Stated exercise: Collect every line below that contains the word "chart".

------ Data section ------

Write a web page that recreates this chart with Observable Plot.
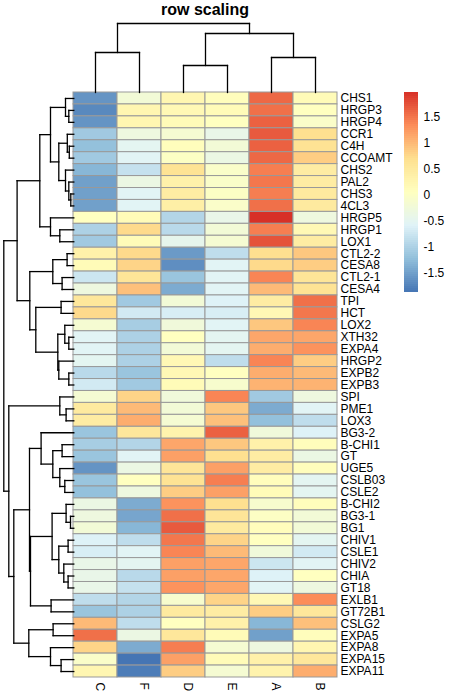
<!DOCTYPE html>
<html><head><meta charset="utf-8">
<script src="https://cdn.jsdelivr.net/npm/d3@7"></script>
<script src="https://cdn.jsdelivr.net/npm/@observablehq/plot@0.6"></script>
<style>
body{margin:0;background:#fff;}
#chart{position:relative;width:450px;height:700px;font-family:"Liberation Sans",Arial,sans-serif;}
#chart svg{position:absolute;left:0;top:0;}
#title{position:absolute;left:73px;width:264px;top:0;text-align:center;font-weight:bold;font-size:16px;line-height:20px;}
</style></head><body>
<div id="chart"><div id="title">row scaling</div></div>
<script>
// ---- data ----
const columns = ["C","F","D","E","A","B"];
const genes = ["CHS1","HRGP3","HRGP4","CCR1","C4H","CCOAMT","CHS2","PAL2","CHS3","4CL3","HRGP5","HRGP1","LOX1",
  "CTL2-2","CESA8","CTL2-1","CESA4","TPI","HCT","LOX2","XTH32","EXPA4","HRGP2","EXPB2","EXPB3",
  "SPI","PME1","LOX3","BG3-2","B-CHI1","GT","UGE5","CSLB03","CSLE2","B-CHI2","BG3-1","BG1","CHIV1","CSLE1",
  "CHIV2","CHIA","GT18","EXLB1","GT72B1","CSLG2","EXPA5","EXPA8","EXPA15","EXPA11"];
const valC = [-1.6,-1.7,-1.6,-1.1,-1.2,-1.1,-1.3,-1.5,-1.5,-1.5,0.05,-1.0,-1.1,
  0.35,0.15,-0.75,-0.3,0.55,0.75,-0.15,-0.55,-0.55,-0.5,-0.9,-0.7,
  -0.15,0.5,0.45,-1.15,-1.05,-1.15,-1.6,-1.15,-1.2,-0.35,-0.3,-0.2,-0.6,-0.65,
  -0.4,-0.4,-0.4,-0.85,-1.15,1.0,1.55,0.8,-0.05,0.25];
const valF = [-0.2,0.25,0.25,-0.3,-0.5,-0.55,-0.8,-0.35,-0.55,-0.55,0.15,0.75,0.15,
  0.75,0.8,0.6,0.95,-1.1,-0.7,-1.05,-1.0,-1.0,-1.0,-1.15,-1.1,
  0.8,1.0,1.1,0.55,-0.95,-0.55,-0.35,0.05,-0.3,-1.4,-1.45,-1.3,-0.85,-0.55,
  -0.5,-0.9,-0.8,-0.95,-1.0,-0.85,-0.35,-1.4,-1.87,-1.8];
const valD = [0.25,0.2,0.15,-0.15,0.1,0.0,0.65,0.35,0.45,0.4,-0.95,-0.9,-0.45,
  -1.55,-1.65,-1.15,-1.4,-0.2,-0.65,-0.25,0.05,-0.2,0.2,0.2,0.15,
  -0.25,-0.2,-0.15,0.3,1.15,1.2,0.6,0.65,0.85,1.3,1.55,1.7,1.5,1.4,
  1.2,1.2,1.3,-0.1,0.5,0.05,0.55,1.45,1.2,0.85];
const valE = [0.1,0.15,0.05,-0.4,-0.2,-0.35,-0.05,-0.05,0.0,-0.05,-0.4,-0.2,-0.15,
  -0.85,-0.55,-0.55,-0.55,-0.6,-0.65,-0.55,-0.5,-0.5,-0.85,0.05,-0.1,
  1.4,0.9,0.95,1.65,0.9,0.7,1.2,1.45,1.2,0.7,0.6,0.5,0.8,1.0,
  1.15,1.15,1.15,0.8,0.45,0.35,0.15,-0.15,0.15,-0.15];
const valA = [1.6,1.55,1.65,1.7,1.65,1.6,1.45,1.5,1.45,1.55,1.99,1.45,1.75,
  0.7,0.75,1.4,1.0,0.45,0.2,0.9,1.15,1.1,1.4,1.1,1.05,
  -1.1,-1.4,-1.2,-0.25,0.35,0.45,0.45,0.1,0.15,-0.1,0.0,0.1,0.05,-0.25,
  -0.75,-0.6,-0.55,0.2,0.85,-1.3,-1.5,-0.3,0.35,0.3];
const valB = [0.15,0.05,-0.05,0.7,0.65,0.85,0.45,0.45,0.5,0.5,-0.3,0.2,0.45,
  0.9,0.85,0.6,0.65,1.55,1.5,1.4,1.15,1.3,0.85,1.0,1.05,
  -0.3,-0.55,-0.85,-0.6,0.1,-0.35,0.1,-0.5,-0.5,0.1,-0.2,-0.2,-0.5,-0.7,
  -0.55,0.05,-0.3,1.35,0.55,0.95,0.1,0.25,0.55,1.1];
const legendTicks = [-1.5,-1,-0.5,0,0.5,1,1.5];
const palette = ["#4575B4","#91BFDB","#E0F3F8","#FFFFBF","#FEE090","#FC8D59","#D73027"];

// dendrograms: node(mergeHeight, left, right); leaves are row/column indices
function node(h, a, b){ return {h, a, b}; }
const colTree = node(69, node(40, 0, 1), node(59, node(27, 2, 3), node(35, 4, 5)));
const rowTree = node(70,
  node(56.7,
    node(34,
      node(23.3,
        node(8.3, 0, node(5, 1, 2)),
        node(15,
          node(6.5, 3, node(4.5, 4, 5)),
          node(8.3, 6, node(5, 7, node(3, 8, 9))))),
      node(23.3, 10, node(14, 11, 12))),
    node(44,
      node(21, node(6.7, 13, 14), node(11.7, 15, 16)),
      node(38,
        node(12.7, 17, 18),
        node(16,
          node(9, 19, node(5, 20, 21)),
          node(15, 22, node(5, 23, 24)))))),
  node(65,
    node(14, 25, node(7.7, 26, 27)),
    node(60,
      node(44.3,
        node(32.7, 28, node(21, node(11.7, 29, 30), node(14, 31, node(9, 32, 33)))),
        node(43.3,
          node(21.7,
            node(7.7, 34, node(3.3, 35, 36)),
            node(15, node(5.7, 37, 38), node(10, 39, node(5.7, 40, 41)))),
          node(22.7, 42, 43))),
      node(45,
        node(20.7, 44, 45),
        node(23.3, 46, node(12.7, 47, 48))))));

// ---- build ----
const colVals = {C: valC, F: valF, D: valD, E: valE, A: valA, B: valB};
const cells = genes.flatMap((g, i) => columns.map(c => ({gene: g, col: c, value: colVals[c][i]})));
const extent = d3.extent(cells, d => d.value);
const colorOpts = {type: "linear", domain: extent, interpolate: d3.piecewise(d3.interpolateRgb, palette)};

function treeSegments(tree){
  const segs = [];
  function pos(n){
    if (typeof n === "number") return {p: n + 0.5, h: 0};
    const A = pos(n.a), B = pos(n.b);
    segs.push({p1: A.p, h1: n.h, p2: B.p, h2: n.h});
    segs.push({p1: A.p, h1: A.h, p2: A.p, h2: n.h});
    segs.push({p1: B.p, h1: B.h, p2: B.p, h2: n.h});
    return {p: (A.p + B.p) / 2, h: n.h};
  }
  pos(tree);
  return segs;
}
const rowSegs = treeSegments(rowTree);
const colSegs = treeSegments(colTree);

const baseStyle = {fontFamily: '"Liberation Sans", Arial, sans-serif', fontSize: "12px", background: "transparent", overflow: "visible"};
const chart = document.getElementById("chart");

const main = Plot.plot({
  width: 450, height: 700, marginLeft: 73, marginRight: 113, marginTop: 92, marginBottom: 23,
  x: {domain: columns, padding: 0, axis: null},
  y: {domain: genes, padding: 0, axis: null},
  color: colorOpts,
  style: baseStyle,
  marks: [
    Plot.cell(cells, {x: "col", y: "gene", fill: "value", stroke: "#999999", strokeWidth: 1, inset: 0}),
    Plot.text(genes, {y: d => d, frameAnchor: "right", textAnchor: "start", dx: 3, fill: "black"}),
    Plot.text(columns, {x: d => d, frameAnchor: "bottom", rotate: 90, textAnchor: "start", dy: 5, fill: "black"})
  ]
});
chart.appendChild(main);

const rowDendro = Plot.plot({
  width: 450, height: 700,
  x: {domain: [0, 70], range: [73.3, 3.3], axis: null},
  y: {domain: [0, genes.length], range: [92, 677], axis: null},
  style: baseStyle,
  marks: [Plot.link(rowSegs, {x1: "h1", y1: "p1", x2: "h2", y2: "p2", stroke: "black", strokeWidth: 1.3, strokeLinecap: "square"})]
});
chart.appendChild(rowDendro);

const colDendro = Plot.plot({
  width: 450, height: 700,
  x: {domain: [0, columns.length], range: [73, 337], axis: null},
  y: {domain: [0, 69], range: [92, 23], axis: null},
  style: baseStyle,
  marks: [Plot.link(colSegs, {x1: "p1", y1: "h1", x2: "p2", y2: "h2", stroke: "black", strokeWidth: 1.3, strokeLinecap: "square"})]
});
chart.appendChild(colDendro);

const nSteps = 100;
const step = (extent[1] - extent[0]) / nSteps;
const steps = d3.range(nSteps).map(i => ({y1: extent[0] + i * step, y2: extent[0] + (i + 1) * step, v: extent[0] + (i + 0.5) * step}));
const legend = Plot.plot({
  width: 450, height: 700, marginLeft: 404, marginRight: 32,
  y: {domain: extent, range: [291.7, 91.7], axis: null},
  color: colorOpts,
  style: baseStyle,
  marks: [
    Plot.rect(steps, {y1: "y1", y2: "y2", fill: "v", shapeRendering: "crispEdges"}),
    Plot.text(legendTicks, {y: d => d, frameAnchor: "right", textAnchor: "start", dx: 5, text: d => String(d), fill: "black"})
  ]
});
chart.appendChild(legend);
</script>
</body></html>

------

Worked solution:
Write a web page that recreates this chart with Observable Plot.
#chart{position:relative;width:450px;height:700px;font-family:"Liberation Sans",Arial,sans-serif;}
#chart svg{position:absolute;left:0;top:0;}
<div id="chart"><div id="title">row scaling</div></div>
const chart = document.getElementById("chart");
chart.appendChild(main);
chart.appendChild(rowDendro);
chart.appendChild(colDendro);
chart.appendChild(legend);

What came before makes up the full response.